La longueur des plans séquences, contrebalancée par la vivacité du discours, agit comme un révélateur de personnalités. Le réalisateur, par la quasi absence de coupes, laisse se dérouler la parole des intervenants, sans artifice de montage. La caméra, comme l’œil du spectateur, embrasse une scène, sans changement de valeur de plan. À distance, ou en gros plan, la séquence se déroule, naturellement. Par sa parcimonie filmique, Wadimoff fait oublier la présence de son équipe, aussi bien au public qu’aux Gazaouis.
Si le film évite frontalement le sujet du conflit israélo-palestinien et ses implications politiques (si ce n’est quelques plans des fameux tunnels reliant l’Égypte à Gaza), toutes les séquences sont empreintes de ses conséquences, même les plus inattendues. Ainsi, sur une plage de Gaza, décor rarement offert aux occidentaux, une baleine est venue s’échouer, vraisemblablement frappée par une torpille israélienne. Symbole éloquent d’un bellicisme insensé.
Parmi les nombreux lieux examinés par le réalisateur, l’antenne de distribution de vivres de l’ONU restera sans doute comme le témoignage le plus fort d’Aisheen. À l’intérieur d’une petite pièce, quelques membres de l’organisation vérifient les papiers des demandeurs, entassés derrière une fenêtre éventrée.

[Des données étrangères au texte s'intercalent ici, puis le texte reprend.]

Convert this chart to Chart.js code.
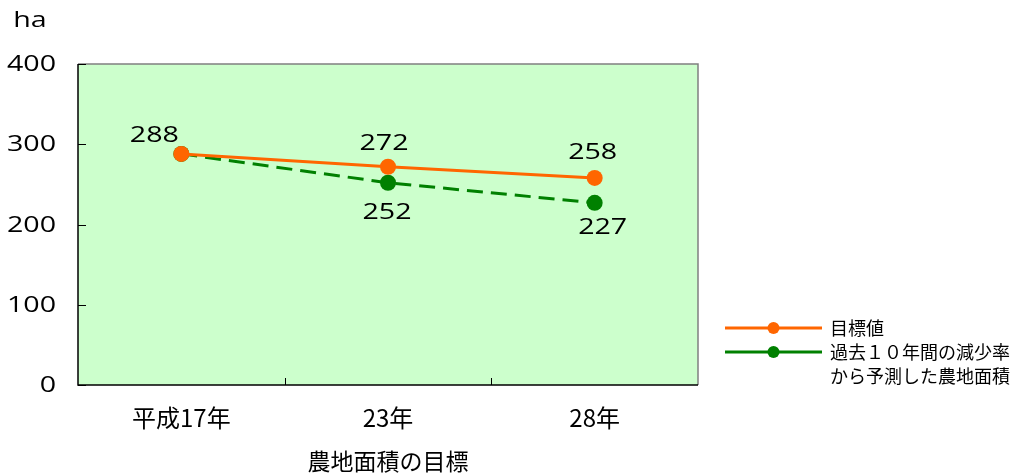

Agitant à bout de bras leurs tickets de rationnement, des dizaines de personnes hurlent et pleurent leur colère et leur désarroi. Muets et désemparés face à cette urgence (comme le spectateur), les bénévoles exécutent leur tâche de vérification bureaucratique face au chaos extérieur.
Kaléidoscope de Gaza, Aisheen, qui signifie « toujours vivant », pointe avec intelligence que montrer la guerre ne se résume pas à aligner des maisons en ruine, des corps déchiquetés ou des êtres terrassés par la douleur. La guerre est ailleurs, dans tous les interstices de la ville, et nulle part, face à la pugnacité de ses habitants. Sans voix-off, presque sans musique, Nicolas Wadimoff fait le choix d’une certaine austérité documentaire pour laisser résonner les témoignages de ses protagonistes. Pari réussi.